Any comparison with the presidential model common at the top US universities is difficult in any case. They tend to be privately run, and Swiss universities are financed differently. Here, the public universities get a solid amount of basic funding from the state, which means that they don’t have to engage in complicated fundraising efforts such as are the norm in the USA. Researchers who can bring in sufficient third-party funds in the USA are able to ‘buy’ their way out of teaching, whereas the state’s educational mandate at Swiss public universities means that all professors have to teach. “Our organisational structure is a reaction to the manner in which our educational system is financed”, says Schaepman.
Flexible, top-down systems from the USA
Universities with a hierarchical governance system have certain advantages, however, that could also prove positive in a Swiss context – such as in matters of flexibility and speed.

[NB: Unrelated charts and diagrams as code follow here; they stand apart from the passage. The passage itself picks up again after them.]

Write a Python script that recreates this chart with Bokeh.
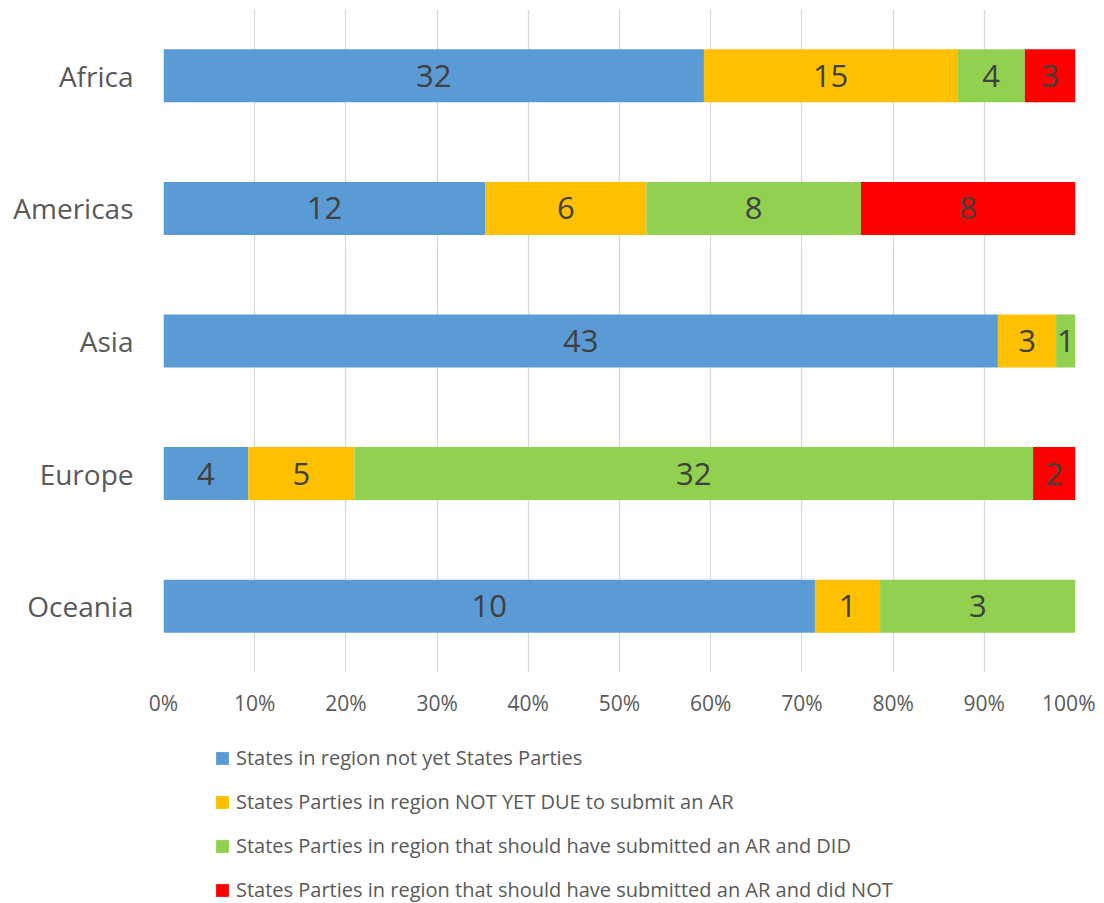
import numpy as np
from bokeh.plotting import figure
from bokeh.layouts import column
from bokeh.models import (ColumnDataSource, FactorRange, Range1d, Legend, LegendItem,
                          FixedTicker)
from bokeh.core.properties import value
from bokeh.embed import file_html
from bokeh.resources import INLINE

regions = ["Africa", "Americas", "Asia", "Europe", "Oceania"]
not_parties = [32, 12, 43, 4, 10]
not_yet_due = [15, 6, 3, 5, 1]
submitted_did = [4, 8, 1, 32, 3]
submitted_not = [3, 8, 0, 2, 0]
series_names = [
    "States in region not yet States Parties",
    "States Parties in region NOT YET DUE to submit an AR",
    "States Parties in region that should have submitted an AR and DID",
    "States Parties in region that should have submitted an AR and did NOT",
]
colors = ["#5B9BD5", "#FFC000", "#92D050", "#FF0000"]
tick_values = [0, 10, 20, 30, 40, 50, 60, 70, 80, 90, 100]
tick_labels = ["0%", "10%", "20%", "30%", "40%", "50%", "60%", "70%", "80%", "90%", "100%"]

FONT = "Open Sans"

counts = np.array([not_parties, not_yet_due, submitted_did, submitted_not], dtype=float)
totals = counts.sum(axis=0)
pct = counts / totals * 100.0
keys = ["s0", "s1", "s2", "s3"]
data = {"region": regions}
for k, row in zip(keys, pct):
    data[k] = row
src = ColumnDataSource(data)

# label positions (segment centers)
cum = np.cumsum(pct, axis=0)
starts = cum - pct
lx, ly, lt = [], [], []
for i in range(4):
    for j, r in enumerate(regions):
        if counts[i, j] > 0:
            lx.append((starts[i, j] + cum[i, j]) / 2)
            ly.append(r)
            lt.append(str(int(counts[i, j])))
lsrc = ColumnDataSource(dict(x=lx, y=ly, t=lt))

p = figure(y_range=FactorRange(factors=regions[::-1]), x_range=Range1d(0, 100),
           frame_width=912, frame_height=663,
           output_backend="svg", toolbar_location=None,
           min_border_left=163, min_border_right=20, min_border_top=9, min_border_bottom=60)
p.y_range.range_padding = 0
p.outline_line_color = None
p.background_fill_color = "white"

rs = p.hbar_stack(keys, y="region", height=0.4, color=colors, line_color=None, source=src)

p.text(x="x", y="y", text="t", source=lsrc, text_align="center", text_baseline="middle",
       text_font=value(FONT), text_font_size="31px", text_color="#404040")

p.xgrid.grid_line_color = "#D9D9D9"
p.xgrid.grid_line_width = 1.3
p.ygrid.grid_line_color = None
p.xaxis.ticker = FixedTicker(ticks=tick_values)
p.xaxis.major_label_overrides = {v: l for v, l in zip(tick_values, tick_labels)}
for ax in (p.xaxis[0], p.yaxis[0]):
    ax.axis_line_color = None
    ax.major_tick_line_color = None
    ax.minor_tick_line_color = None
    ax.major_label_text_font = FONT
    ax.major_label_text_color = "#595959"
p.xaxis.major_label_text_font_size = "21px"
p.xaxis.major_label_standoff = 10
p.yaxis.major_label_text_font_size = "28px"
p.yaxis.major_label_standoff = 24

# Legend panel below the chart (bars drawn out of view, used only for legend swatches)
p2 = figure(y_range=FactorRange(factors=regions), x_range=Range1d(-200, -100),
            frame_width=1095, frame_height=171,
            output_backend="svg", toolbar_location=None,
            min_border_left=0, min_border_right=0, min_border_top=0, min_border_bottom=0)
p2.axis.visible = False
p2.grid.visible = False
p2.outline_line_color = None
rs2 = p2.hbar_stack(keys, y="region", height=0.4, color=colors, line_color=None, source=src)

legend = Legend(items=[LegendItem(label=n, renderers=[r]) for n, r in zip(series_names, rs2)],
                orientation="vertical", location=(214, 0),
                glyph_width=16, glyph_height=16, label_standoff=6, spacing=17,
                label_height=20, label_text_font=FONT, label_text_font_size="20px",
                label_text_color="#595959", padding=0, margin=0,
                border_line_color=None, background_fill_alpha=0)
p2.add_layout(legend, "center")

layout = column(p, p2, spacing=0)
open("out.html", "w").write(file_html(layout, INLINE))
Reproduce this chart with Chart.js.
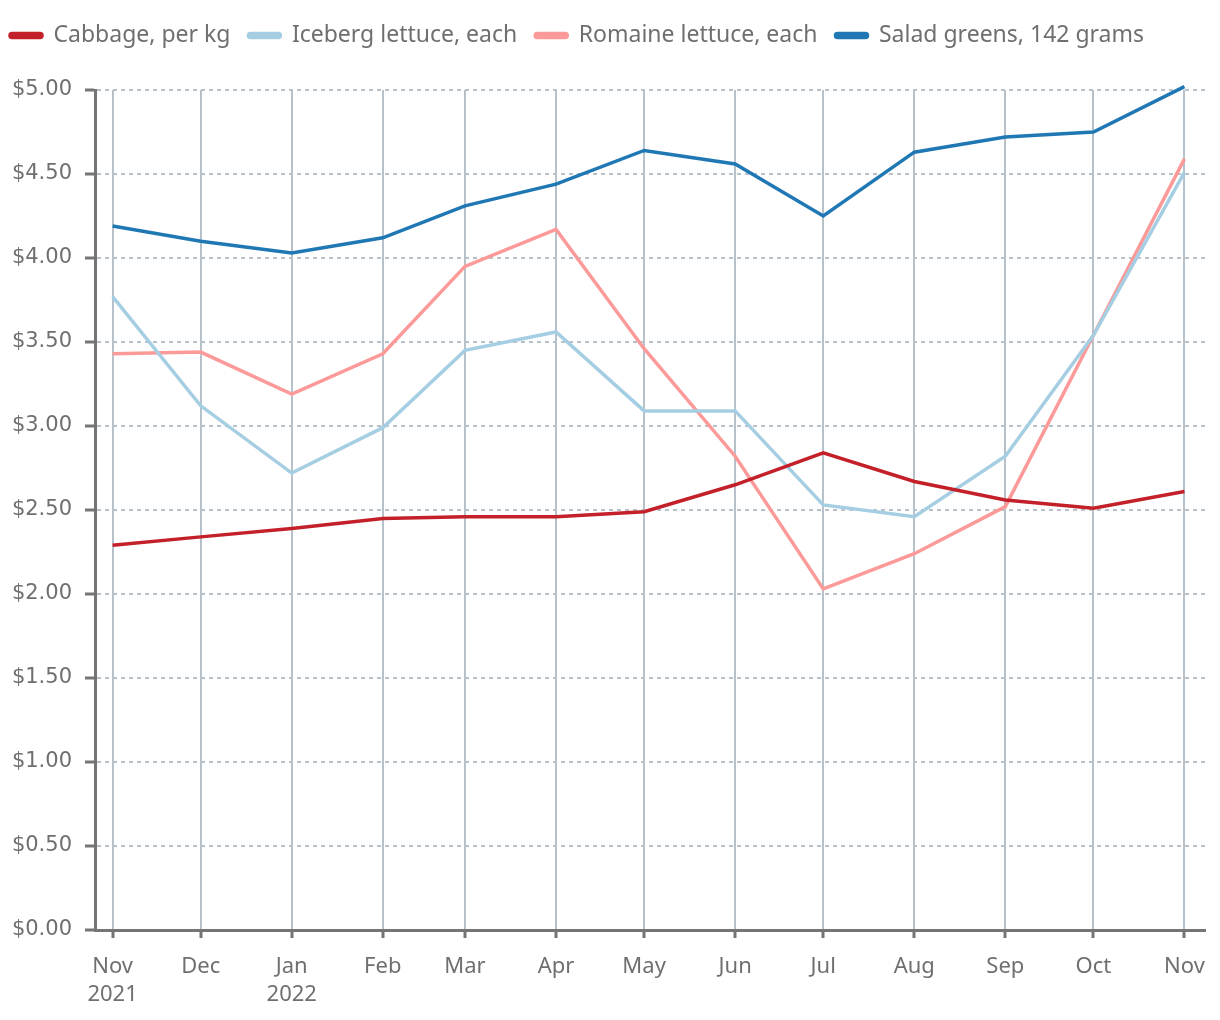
<!DOCTYPE html>
<html>
<head>
<meta charset="utf-8">
<script src="https://cdn.jsdelivr.net/npm/chart.js@4/dist/chart.umd.min.js"></script>
<style>
  html, body { margin: 0; padding: 0; background: #fff; }
  #wrap { width: 1220px; height: 1020px; position: relative; }
</style>
</head>
<body>
<div id="wrap"><canvas id="priceChart"></canvas></div>
<script>
// months shown on the x axis (first of each month)
const months = ['2021-11-01', '2021-12-01', '2022-01-01', '2022-02-01', '2022-03-01', '2022-04-01',
  '2022-05-01', '2022-06-01', '2022-07-01', '2022-08-01', '2022-09-01', '2022-10-01', '2022-11-01'];
const monthLabels = [['Nov', '2021'], 'Dec', ['Jan', '2022'], 'Feb', 'Mar', 'Apr', 'May', 'Jun',
  'Jul', 'Aug', 'Sep', 'Oct', 'Nov'];

const cabbage = [2.29, 2.34, 2.39, 2.45, 2.46, 2.46, 2.49, 2.65, 2.84, 2.67, 2.56, 2.51, 2.61];
const iceberg = [3.77, 3.12, 2.72, 2.99, 3.45, 3.56, 3.09, 3.09, 2.53, 2.46, 2.82, 3.54, 4.51];
const romaine = [3.43, 3.44, 3.19, 3.43, 3.95, 4.17, 3.46, 2.82, 2.03, 2.24, 2.52, 3.54, 4.59];
const saladGreens = [4.19, 4.10, 4.03, 4.12, 4.31, 4.44, 4.64, 4.56, 4.25, 4.63, 4.72, 4.75, 5.02];

const yTicks = [0, 0.5, 1, 1.5, 2, 2.5, 3, 3.5, 4, 4.5, 5];

// day offset of each month from the first one, so months get their real width
const DAY = 86400000;
const dayOffsets = months.map(d => (Date.parse(d) - Date.parse(months[0])) / DAY);

function toPoints(values) {
  return values.map((v, i) => ({ x: dayOffsets[i], y: v }));
}

const textColor = '#6f6f6f';
const axisColor = '#757575';
const gridColor = '#b7c1c9';
const fontFamily = '"Noto Sans", sans-serif';

function series(label, values, color) {
  return {
    label: label,
    data: toPoints(values),
    borderColor: color,
    backgroundColor: color,
    borderWidth: 3.5,
    pointRadius: 0,
    tension: 0,
    clip: false
  };
}

// extra room under the legend, and pull it a bit to the left
const legendGap = {
  id: 'legendGap',
  afterInit(chart) {
    const fit = chart.legend.fit;
    chart.legend.fit = function () {
      fit.call(this);
      this.height += 33;
    };
  },
  afterLayout(chart) {
    chart.legend.left -= 8;
  }
};

const ctx = document.getElementById('priceChart').getContext('2d');
const chart = new Chart(ctx, {
  type: 'line',
  data: {
    datasets: [
      series('Cabbage, per kg', cabbage, '#c4202a'),
      series('Iceberg lettuce, each', iceberg, '#a6cee3'),
      series('Romaine lettuce, each', romaine, '#fb9a99'),
      series('Salad greens, 142 grams', saladGreens, '#1f78b4')
    ]
  },
  plugins: [legendGap],
  options: {
    responsive: true,
    maintainAspectRatio: false,
    animation: false,
    layout: { padding: { top: 6, right: 15, left: 0, bottom: 0 } },
    plugins: {
      legend: {
        align: 'start',
        labels: {
          boxWidth: 32,
          boxHeight: 4,
          useBorderRadius: true,
          borderRadius: 2,
          padding: 18,
          color: textColor,
          font: { family: fontFamily, size: 23 }
        }
      },
      tooltip: { enabled: false }
    },
    scales: {
      x: {
        type: 'linear',
        min: -6,
        max: 372,
        afterBuildTicks: scale => { scale.ticks = dayOffsets.map(v => ({ value: v })); },
        afterFit: scale => { scale.height = 90; },
        border: { color: axisColor, width: 3 },
        grid: {
          color: gridColor,
          lineWidth: 2,
          tickLength: 8,
          tickColor: axisColor,
          tickWidth: 3
        },
        ticks: {
          autoSkip: false,
          maxRotation: 0,
          padding: 14,
          color: textColor,
          font: { family: fontFamily, size: 22, lineHeight: 1.3 },
          callback: (value, index) => monthLabels[index]
        }
      },
      y: {
        min: 0,
        max: 5,
        afterBuildTicks: scale => { scale.ticks = yTicks.map(v => ({ value: v })); },
        afterFit: scale => { scale.width = 95; },
        border: { color: axisColor, width: 3, dash: [4, 4] },
        grid: {
          color: gridColor,
          lineWidth: 2,
          tickLength: 10,
          tickColor: axisColor,
          tickWidth: 3
        },
        ticks: {
          padding: 13,
          color: textColor,
          font: { family: '"DejaVu Sans", sans-serif', size: 21 },
          callback: value => '$' + value.toFixed(2)
        }
      }
    }
  }
});
</script>
</body>
</html>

This is the opinion of Martin Vetterli, President of EPFL, which is the university in Switzerland with the most pronounced top-down governance structures. This presidential system has existed since the university was founded and is identical to that of ETH Zurich. Vetterli’s predecessor Patrick Aebischer used this system to restructure the university according to the American model – with him as the boss who led the university from the top down. This also shows just how much the structure of a university can depend on how its boss decides to organise it.
The structure of EPFL enables it to react quickly to things today, says Vetterli. “Within the space of 18 months, we were able to set up a new Master programme”. In a university with a different governance system, it would probably have taken longer. However, Vetterli insists that universities of technology such as EPFL and ETH have duties to politicians, business and society, so they have to be more agile and able to act quicker than the traditional university.
But not even at EPFL is it possible to ignore the professors when it comes to running the institution, says Vetterli, and he quotes a saying that’s popular in the USA: “Managing professors is like herding cats. It’s impossible. You can only move the food”.
In crisis situations, a presidential system has advantages. “In a professorial oligarchy, the top person has to assume responsibility, even though they often have no chance at all of preventing a crisis”, says the historian Caspar Hirschi. As an example, he mentions the Mörgeli case at the University of Zurich. An internal problem at an institute escalated. The Rector wanted to clean things up, but he failed, because he had too little power in the face of resistance from the professors. So the Rector had to go. “An institutionally stronger boss would have had fewer problems”, says Hirschi.
But for the moment, it’s unlikely that this is going to happen at most Swiss universities. Hirschi thinks it would be unrealistic for Switzerland to switch to a top-down governance model, despite recurrent scandals. “The price of professorial freedom is that there will always be people who don’t keep to the rules”.